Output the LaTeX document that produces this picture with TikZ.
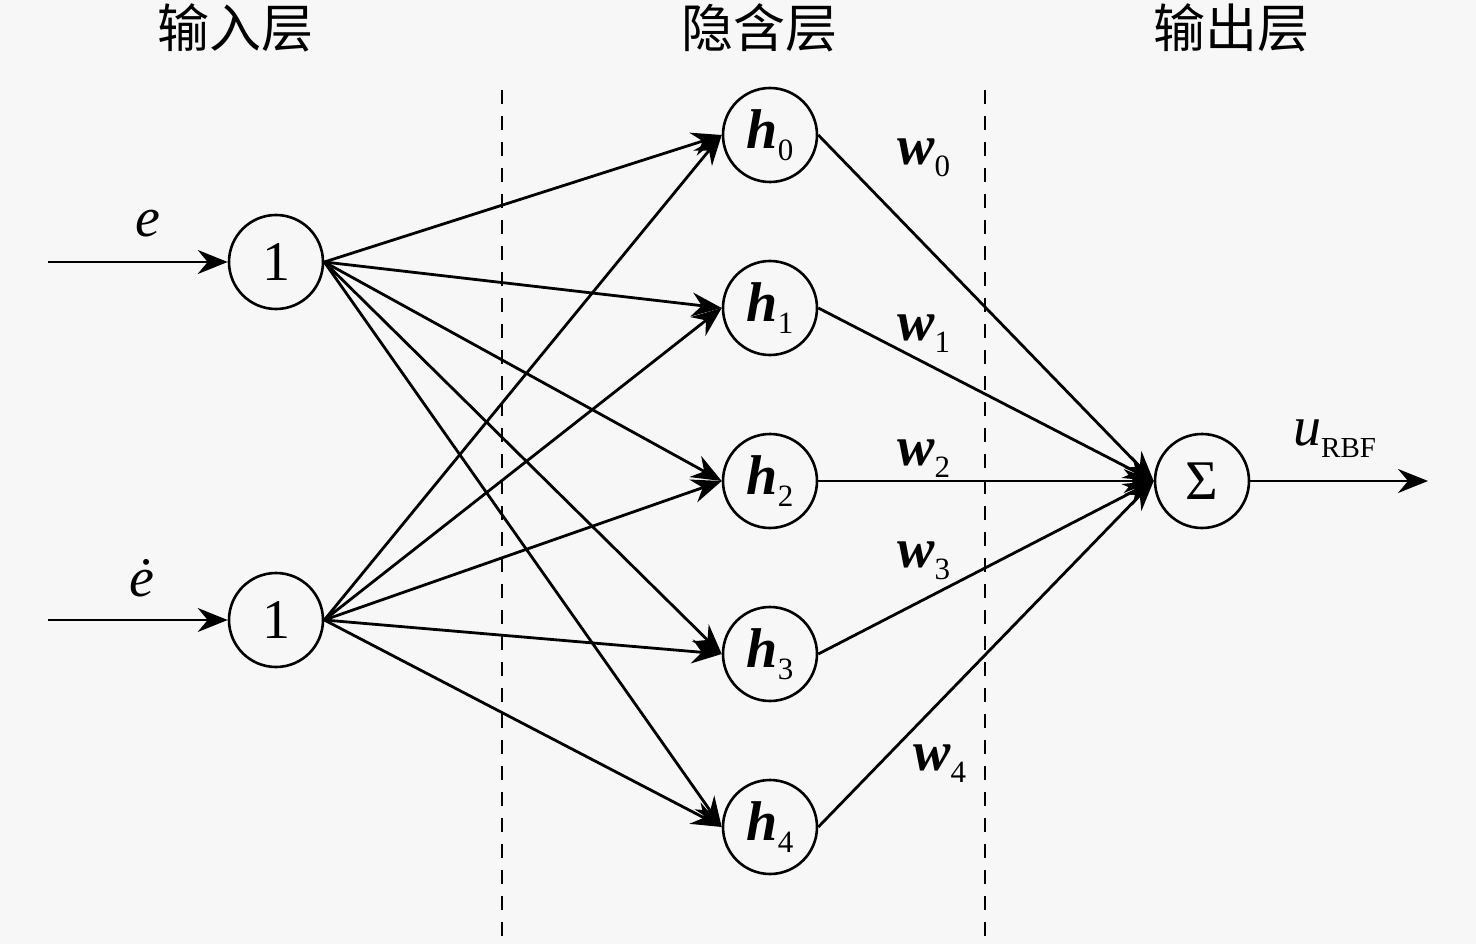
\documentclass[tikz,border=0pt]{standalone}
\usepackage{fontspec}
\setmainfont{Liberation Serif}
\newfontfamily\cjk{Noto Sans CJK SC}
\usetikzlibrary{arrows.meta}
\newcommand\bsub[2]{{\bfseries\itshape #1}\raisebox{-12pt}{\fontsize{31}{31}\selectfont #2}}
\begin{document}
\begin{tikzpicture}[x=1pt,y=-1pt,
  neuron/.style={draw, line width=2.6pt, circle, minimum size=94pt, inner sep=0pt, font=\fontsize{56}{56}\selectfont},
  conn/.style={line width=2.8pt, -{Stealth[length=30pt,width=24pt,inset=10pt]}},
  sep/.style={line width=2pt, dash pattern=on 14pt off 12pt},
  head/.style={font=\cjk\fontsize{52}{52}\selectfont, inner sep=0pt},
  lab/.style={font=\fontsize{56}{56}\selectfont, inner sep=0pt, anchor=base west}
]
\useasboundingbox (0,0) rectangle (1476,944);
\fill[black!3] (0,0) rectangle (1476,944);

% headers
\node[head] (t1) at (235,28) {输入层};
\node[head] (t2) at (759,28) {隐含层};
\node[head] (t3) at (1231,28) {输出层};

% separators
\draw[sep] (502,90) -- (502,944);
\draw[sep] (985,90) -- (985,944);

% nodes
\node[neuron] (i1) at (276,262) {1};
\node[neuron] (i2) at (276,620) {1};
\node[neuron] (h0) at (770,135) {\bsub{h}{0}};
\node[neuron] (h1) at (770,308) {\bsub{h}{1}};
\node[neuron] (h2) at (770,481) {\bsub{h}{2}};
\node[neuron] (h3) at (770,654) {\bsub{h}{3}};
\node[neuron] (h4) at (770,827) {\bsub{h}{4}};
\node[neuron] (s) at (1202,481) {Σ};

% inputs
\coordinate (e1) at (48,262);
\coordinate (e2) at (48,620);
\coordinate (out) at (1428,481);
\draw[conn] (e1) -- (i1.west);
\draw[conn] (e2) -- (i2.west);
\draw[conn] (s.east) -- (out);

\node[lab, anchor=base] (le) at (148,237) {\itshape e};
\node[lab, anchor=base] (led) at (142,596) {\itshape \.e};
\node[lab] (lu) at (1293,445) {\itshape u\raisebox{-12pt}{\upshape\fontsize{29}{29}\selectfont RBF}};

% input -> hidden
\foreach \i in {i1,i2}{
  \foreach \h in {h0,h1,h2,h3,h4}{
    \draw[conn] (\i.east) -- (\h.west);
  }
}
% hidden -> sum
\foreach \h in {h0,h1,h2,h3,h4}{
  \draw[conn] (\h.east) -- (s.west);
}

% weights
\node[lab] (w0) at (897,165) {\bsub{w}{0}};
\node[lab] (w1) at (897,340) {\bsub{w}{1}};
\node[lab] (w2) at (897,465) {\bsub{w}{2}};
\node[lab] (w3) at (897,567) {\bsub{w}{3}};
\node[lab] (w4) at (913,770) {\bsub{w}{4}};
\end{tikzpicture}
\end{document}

Requirement — Write out the listing word for word, omitting the pictures it holds.

Exercise answer —
Output the LaTeX document that produces this picture with TikZ.
\documentclass[tikz,border=0pt]{standalone}
\usepackage{fontspec}
\setmainfont{Liberation Serif}
\newfontfamily\cjk{Noto Sans CJK SC}
\usetikzlibrary{arrows.meta}
\newcommand\bsub[2]{{\bfseries\itshape #1}\raisebox{-12pt}{\fontsize{31}{31}\selectfont #2}}
\begin{document}
\begin{tikzpicture}[x=1pt,y=-1pt,
  neuron/.style={draw, line width=2.6pt, circle, minimum size=94pt, inner sep=0pt, font=\fontsize{56}{56}\selectfont},
  conn/.style={line width=2.8pt, -{Stealth[length=30pt,width=24pt,inset=10pt]}},
  sep/.style={line width=2pt, dash pattern=on 14pt off 12pt},
  head/.style={font=\cjk\fontsize{52}{52}\selectfont, inner sep=0pt},
  lab/.style={font=\fontsize{56}{56}\selectfont, inner sep=0pt, anchor=base west}
]
\useasboundingbox (0,0) rectangle (1476,944);
\fill[black!3] (0,0) rectangle (1476,944);

% headers
\node[head] (t1) at (235,28) {输入层};
\node[head] (t2) at (759,28) {隐含层};
\node[head] (t3) at (1231,28) {输出层};

% separators
\draw[sep] (502,90) -- (502,944);
\draw[sep] (985,90) -- (985,944);

% nodes
\node[neuron] (i1) at (276,262) {1};
\node[neuron] (i2) at (276,620) {1};
\node[neuron] (h0) at (770,135) {\bsub{h}{0}};
\node[neuron] (h1) at (770,308) {\bsub{h}{1}};
\node[neuron] (h2) at (770,481) {\bsub{h}{2}};
\node[neuron] (h3) at (770,654) {\bsub{h}{3}};
\node[neuron] (h4) at (770,827) {\bsub{h}{4}};
\node[neuron] (s) at (1202,481) {Σ};

% inputs
\coordinate (e1) at (48,262);
\coordinate (e2) at (48,620);
\coordinate (out) at (1428,481);
\draw[conn] (e1) -- (i1.west);
\draw[conn] (e2) -- (i2.west);
\draw[conn] (s.east) -- (out);

\node[lab, anchor=base] (le) at (148,237) {\itshape e};
\node[lab, anchor=base] (led) at (142,596) {\itshape \.e};
\node[lab] (lu) at (1293,445) {\itshape u\raisebox{-12pt}{\upshape\fontsize{29}{29}\selectfont RBF}};

% input -> hidden
\foreach \i in {i1,i2}{
  \foreach \h in {h0,h1,h2,h3,h4}{
    \draw[conn] (\i.east) -- (\h.west);
  }
}
% hidden -> sum
\foreach \h in {h0,h1,h2,h3,h4}{
  \draw[conn] (\h.east) -- (s.west);
}

% weights
\node[lab] (w0) at (897,165) {\bsub{w}{0}};
\node[lab] (w1) at (897,340) {\bsub{w}{1}};
\node[lab] (w2) at (897,465) {\bsub{w}{2}};
\node[lab] (w3) at (897,567) {\bsub{w}{3}};
\node[lab] (w4) at (913,770) {\bsub{w}{4}};
\end{tikzpicture}
\end{document}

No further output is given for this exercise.